[Raw data]
:::
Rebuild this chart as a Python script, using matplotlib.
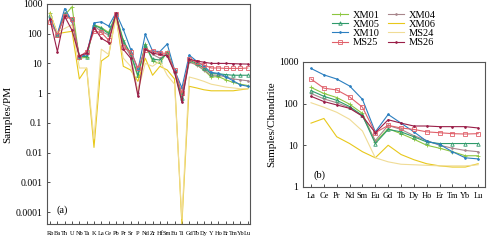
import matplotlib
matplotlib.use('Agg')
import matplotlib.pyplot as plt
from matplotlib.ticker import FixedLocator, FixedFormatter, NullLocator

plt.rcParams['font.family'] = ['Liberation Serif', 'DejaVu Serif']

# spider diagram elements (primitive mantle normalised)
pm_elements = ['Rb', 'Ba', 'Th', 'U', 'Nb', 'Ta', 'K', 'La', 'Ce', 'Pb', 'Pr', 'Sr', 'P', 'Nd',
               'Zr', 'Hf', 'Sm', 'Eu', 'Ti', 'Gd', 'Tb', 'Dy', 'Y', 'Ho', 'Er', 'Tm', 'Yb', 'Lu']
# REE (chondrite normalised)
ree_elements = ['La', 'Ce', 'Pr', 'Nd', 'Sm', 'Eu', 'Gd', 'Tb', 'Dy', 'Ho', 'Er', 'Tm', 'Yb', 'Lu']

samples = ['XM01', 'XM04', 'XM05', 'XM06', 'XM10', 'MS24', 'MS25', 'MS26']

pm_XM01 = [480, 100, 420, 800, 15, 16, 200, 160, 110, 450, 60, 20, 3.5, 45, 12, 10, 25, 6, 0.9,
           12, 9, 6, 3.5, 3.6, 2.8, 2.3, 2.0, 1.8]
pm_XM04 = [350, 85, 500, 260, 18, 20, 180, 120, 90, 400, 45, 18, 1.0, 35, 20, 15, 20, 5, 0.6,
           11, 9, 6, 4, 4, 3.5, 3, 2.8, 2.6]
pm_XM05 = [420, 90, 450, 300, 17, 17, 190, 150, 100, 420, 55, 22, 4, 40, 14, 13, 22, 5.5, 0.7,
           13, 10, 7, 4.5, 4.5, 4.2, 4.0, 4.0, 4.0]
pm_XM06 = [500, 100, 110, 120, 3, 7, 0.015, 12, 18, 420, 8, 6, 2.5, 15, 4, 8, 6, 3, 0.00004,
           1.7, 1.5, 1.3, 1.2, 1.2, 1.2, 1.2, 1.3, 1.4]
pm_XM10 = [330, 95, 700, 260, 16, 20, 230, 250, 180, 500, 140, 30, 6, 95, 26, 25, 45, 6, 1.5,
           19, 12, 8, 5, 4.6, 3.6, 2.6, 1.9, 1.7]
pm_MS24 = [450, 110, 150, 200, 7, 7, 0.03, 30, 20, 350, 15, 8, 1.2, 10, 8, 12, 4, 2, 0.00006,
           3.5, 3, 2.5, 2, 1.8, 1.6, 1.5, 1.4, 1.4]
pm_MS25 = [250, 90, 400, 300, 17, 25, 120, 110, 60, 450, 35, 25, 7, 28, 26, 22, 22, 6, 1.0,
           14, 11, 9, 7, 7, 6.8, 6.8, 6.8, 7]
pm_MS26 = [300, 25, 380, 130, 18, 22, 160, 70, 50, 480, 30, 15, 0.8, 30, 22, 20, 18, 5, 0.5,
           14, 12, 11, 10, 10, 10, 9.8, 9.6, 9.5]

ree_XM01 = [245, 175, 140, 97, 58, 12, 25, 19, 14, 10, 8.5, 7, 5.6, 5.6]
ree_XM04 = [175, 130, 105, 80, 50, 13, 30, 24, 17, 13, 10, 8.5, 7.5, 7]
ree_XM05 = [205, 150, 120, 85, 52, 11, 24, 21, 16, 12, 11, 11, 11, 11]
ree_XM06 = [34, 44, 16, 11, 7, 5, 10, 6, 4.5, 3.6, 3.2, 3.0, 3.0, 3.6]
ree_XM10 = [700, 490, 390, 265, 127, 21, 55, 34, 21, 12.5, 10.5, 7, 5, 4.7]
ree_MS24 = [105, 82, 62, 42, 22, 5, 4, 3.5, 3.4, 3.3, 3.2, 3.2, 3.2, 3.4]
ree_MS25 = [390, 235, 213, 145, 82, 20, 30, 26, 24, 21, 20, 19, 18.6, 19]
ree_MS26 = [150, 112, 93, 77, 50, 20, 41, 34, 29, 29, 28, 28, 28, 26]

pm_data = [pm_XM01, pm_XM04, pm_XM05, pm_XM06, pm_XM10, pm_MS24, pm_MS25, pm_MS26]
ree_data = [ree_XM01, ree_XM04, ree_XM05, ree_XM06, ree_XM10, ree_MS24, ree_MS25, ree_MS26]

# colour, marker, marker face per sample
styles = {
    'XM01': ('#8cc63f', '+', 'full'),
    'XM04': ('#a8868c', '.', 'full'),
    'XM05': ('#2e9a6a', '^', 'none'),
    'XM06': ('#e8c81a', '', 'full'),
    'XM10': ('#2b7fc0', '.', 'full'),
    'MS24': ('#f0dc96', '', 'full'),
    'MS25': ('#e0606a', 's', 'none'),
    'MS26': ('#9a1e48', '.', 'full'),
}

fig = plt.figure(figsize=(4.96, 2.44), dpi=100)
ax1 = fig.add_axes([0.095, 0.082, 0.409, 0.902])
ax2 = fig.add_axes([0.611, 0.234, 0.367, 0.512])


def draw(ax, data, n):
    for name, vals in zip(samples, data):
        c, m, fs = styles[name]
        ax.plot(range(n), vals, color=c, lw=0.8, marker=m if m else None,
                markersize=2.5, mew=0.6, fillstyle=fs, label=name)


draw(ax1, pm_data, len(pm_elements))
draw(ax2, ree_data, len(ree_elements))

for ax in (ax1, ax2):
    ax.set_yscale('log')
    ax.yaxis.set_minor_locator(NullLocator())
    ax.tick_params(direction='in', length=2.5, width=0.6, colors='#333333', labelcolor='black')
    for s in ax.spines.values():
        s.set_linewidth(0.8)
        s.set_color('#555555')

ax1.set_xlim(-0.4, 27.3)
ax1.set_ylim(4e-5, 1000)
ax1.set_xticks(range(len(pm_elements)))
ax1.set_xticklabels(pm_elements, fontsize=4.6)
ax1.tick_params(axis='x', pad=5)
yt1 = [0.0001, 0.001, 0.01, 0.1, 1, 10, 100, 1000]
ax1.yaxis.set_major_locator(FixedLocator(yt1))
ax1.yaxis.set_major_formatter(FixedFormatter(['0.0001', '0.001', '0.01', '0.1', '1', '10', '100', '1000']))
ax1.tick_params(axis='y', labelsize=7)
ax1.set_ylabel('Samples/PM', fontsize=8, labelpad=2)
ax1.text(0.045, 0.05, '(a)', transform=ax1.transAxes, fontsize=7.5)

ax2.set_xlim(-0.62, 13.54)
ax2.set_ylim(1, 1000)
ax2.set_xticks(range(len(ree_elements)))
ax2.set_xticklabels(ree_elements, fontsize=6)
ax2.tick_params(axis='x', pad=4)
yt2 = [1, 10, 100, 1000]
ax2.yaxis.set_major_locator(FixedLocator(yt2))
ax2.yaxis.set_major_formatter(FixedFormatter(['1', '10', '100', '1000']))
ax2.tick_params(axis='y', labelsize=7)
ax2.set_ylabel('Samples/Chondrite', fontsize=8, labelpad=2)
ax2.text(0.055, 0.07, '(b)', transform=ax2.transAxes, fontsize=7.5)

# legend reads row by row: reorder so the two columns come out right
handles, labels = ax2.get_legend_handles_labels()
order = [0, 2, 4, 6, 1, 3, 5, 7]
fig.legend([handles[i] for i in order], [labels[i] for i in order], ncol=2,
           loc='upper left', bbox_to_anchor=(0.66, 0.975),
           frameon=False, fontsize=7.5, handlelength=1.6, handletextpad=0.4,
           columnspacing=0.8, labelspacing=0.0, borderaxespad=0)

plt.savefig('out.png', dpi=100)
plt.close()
:::
[Task] Exactly reproduce the run of lines from the start of the listing through the line with "['XM01', 'XM04', 'XM05', 'XM06', 'XM10', 'MS24', 'MS25', 'MS26']", inclusive; pictures are not copied.

[Full output]
Rebuild this chart as a Python script, using matplotlib.
import matplotlib
matplotlib.use('Agg')
import matplotlib.pyplot as plt
from matplotlib.ticker import FixedLocator, FixedFormatter, NullLocator

plt.rcParams['font.family'] = ['Liberation Serif', 'DejaVu Serif']

# spider diagram elements (primitive mantle normalised)
pm_elements = ['Rb', 'Ba', 'Th', 'U', 'Nb', 'Ta', 'K', 'La', 'Ce', 'Pb', 'Pr', 'Sr', 'P', 'Nd',
               'Zr', 'Hf', 'Sm', 'Eu', 'Ti', 'Gd', 'Tb', 'Dy', 'Y', 'Ho', 'Er', 'Tm', 'Yb', 'Lu']
# REE (chondrite normalised)
ree_elements = ['La', 'Ce', 'Pr', 'Nd', 'Sm', 'Eu', 'Gd', 'Tb', 'Dy', 'Ho', 'Er', 'Tm', 'Yb', 'Lu']

samples = ['XM01', 'XM04', 'XM05', 'XM06', 'XM10', 'MS24', 'MS25', 'MS26']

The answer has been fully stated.